=== GIVEN DATA ===

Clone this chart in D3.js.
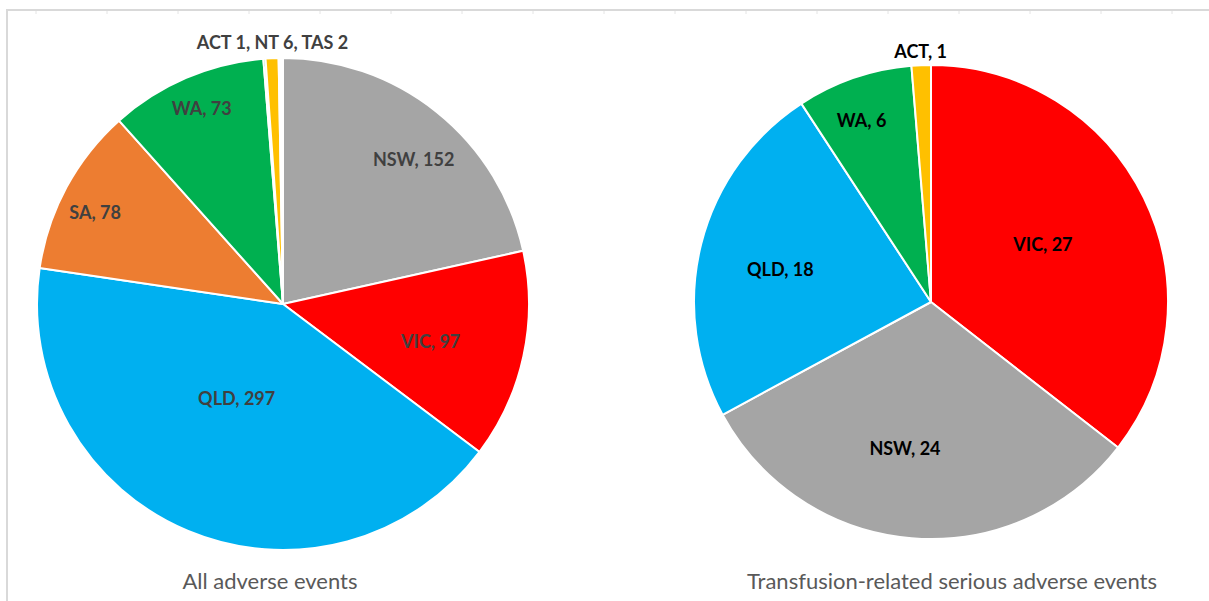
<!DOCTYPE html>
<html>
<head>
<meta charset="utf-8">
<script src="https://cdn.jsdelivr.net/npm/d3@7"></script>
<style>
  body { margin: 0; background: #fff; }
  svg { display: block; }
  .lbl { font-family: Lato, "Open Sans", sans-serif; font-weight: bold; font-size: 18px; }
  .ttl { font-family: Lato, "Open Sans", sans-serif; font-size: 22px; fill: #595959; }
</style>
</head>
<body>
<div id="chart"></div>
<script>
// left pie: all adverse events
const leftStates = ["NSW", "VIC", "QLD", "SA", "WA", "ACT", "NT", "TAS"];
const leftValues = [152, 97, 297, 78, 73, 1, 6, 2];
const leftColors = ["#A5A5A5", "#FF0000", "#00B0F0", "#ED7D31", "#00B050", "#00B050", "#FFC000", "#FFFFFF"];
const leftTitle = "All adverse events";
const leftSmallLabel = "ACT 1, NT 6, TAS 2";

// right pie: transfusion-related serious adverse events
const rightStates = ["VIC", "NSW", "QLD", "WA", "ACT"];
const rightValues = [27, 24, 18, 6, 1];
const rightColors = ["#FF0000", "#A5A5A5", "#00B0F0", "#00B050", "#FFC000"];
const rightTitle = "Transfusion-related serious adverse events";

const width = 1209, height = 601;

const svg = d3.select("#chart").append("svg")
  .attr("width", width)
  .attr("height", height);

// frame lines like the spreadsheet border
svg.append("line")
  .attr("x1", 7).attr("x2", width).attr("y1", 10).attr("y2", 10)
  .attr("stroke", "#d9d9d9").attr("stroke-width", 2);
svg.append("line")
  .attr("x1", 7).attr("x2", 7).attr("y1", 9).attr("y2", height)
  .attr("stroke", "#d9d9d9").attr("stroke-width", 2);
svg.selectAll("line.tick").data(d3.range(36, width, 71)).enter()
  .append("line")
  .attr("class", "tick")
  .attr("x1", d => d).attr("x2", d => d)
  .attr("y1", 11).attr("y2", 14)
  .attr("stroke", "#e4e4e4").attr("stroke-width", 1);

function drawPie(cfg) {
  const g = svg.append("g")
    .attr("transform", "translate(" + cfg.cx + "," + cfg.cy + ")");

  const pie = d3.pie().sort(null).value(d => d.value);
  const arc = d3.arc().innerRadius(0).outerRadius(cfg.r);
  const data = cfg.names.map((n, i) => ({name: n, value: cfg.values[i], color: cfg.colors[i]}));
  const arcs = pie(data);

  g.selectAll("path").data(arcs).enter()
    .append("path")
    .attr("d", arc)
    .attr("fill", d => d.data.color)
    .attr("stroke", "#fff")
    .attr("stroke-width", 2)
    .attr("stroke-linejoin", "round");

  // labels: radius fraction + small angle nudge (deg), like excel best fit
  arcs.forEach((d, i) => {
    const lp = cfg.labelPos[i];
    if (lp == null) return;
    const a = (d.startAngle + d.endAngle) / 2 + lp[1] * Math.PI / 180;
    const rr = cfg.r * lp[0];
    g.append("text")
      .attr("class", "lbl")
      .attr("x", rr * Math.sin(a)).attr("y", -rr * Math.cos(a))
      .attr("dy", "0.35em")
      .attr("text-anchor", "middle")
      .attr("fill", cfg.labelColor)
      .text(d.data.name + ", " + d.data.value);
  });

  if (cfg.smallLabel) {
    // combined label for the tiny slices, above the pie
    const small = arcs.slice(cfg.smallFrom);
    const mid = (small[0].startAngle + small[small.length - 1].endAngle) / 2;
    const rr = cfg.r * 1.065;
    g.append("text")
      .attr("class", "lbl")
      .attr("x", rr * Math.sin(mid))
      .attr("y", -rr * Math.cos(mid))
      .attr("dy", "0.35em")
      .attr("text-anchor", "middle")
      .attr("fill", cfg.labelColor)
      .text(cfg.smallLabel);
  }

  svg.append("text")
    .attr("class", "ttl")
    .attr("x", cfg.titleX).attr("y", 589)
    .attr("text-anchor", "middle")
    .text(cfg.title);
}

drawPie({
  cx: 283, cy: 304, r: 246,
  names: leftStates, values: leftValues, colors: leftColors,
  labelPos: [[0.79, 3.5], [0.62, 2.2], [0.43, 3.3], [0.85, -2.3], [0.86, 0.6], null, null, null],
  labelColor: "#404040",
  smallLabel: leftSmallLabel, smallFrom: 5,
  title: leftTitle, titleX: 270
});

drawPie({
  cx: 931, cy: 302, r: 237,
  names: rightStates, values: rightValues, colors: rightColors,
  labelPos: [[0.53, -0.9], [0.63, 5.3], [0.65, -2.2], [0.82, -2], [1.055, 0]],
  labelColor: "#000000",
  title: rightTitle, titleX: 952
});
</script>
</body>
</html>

=== WHAT TO PRODUCE ===
Repeat the lines above exactly, and keep every picture out.

=== FULL SOLUTION ===
Clone this chart in D3.js.
<!DOCTYPE html>
<html>
<head>
<meta charset="utf-8">
<script src="https://cdn.jsdelivr.net/npm/d3@7"></script>
<style>
  body { margin: 0; background: #fff; }
  svg { display: block; }
  .lbl { font-family: Lato, "Open Sans", sans-serif; font-weight: bold; font-size: 18px; }
  .ttl { font-family: Lato, "Open Sans", sans-serif; font-size: 22px; fill: #595959; }
</style>
</head>
<body>
<div id="chart"></div>
<script>
// left pie: all adverse events
const leftStates = ["NSW", "VIC", "QLD", "SA", "WA", "ACT", "NT", "TAS"];
const leftValues = [152, 97, 297, 78, 73, 1, 6, 2];
const leftColors = ["#A5A5A5", "#FF0000", "#00B0F0", "#ED7D31", "#00B050", "#00B050", "#FFC000", "#FFFFFF"];
const leftTitle = "All adverse events";
const leftSmallLabel = "ACT 1, NT 6, TAS 2";

// right pie: transfusion-related serious adverse events
const rightStates = ["VIC", "NSW", "QLD", "WA", "ACT"];
const rightValues = [27, 24, 18, 6, 1];
const rightColors = ["#FF0000", "#A5A5A5", "#00B0F0", "#00B050", "#FFC000"];
const rightTitle = "Transfusion-related serious adverse events";

const width = 1209, height = 601;

const svg = d3.select("#chart").append("svg")
  .attr("width", width)
  .attr("height", height);

// frame lines like the spreadsheet border
svg.append("line")
  .attr("x1", 7).attr("x2", width).attr("y1", 10).attr("y2", 10)
  .attr("stroke", "#d9d9d9").attr("stroke-width", 2);
svg.append("line")
  .attr("x1", 7).attr("x2", 7).attr("y1", 9).attr("y2", height)
  .attr("stroke", "#d9d9d9").attr("stroke-width", 2);
svg.selectAll("line.tick").data(d3.range(36, width, 71)).enter()
  .append("line")
  .attr("class", "tick")
  .attr("x1", d => d).attr("x2", d => d)
  .attr("y1", 11).attr("y2", 14)
  .attr("stroke", "#e4e4e4").attr("stroke-width", 1);

function drawPie(cfg) {
  const g = svg.append("g")
    .attr("transform", "translate(" + cfg.cx + "," + cfg.cy + ")");

  const pie = d3.pie().sort(null).value(d => d.value);
  const arc = d3.arc().innerRadius(0).outerRadius(cfg.r);
  const data = cfg.names.map((n, i) => ({name: n, value: cfg.values[i], color: cfg.colors[i]}));
  const arcs = pie(data);

  g.selectAll("path").data(arcs).enter()
    .append("path")
    .attr("d", arc)
    .attr("fill", d => d.data.color)
    .attr("stroke", "#fff")
    .attr("stroke-width", 2)
    .attr("stroke-linejoin", "round");

  // labels: radius fraction + small angle nudge (deg), like excel best fit
  arcs.forEach((d, i) => {
    const lp = cfg.labelPos[i];
    if (lp == null) return;
    const a = (d.startAngle + d.endAngle) / 2 + lp[1] * Math.PI / 180;
    const rr = cfg.r * lp[0];
    g.append("text")
      .attr("class", "lbl")
      .attr("x", rr * Math.sin(a)).attr("y", -rr * Math.cos(a))
      .attr("dy", "0.35em")
      .attr("text-anchor", "middle")
      .attr("fill", cfg.labelColor)
      .text(d.data.name + ", " + d.data.value);
  });

  if (cfg.smallLabel) {
    // combined label for the tiny slices, above the pie
    const small = arcs.slice(cfg.smallFrom);
    const mid = (small[0].startAngle + small[small.length - 1].endAngle) / 2;
    const rr = cfg.r * 1.065;
    g.append("text")
      .attr("class", "lbl")
      .attr("x", rr * Math.sin(mid))
      .attr("y", -rr * Math.cos(mid))
      .attr("dy", "0.35em")
      .attr("text-anchor", "middle")
      .attr("fill", cfg.labelColor)
      .text(cfg.smallLabel);
  }

  svg.append("text")
    .attr("class", "ttl")
    .attr("x", cfg.titleX).attr("y", 589)
    .attr("text-anchor", "middle")
    .text(cfg.title);
}

drawPie({
  cx: 283, cy: 304, r: 246,
  names: leftStates, values: leftValues, colors: leftColors,
  labelPos: [[0.79, 3.5], [0.62, 2.2], [0.43, 3.3], [0.85, -2.3], [0.86, 0.6], null, null, null],
  labelColor: "#404040",
  smallLabel: leftSmallLabel, smallFrom: 5,
  title: leftTitle, titleX: 270
});

drawPie({
  cx: 931, cy: 302, r: 237,
  names: rightStates, values: rightValues, colors: rightColors,
  labelPos: [[0.53, -0.9], [0.63, 5.3], [0.65, -2.2], [0.82, -2], [1.055, 0]],
  labelColor: "#000000",
  title: rightTitle, titleX: 952
});
</script>
</body>
</html>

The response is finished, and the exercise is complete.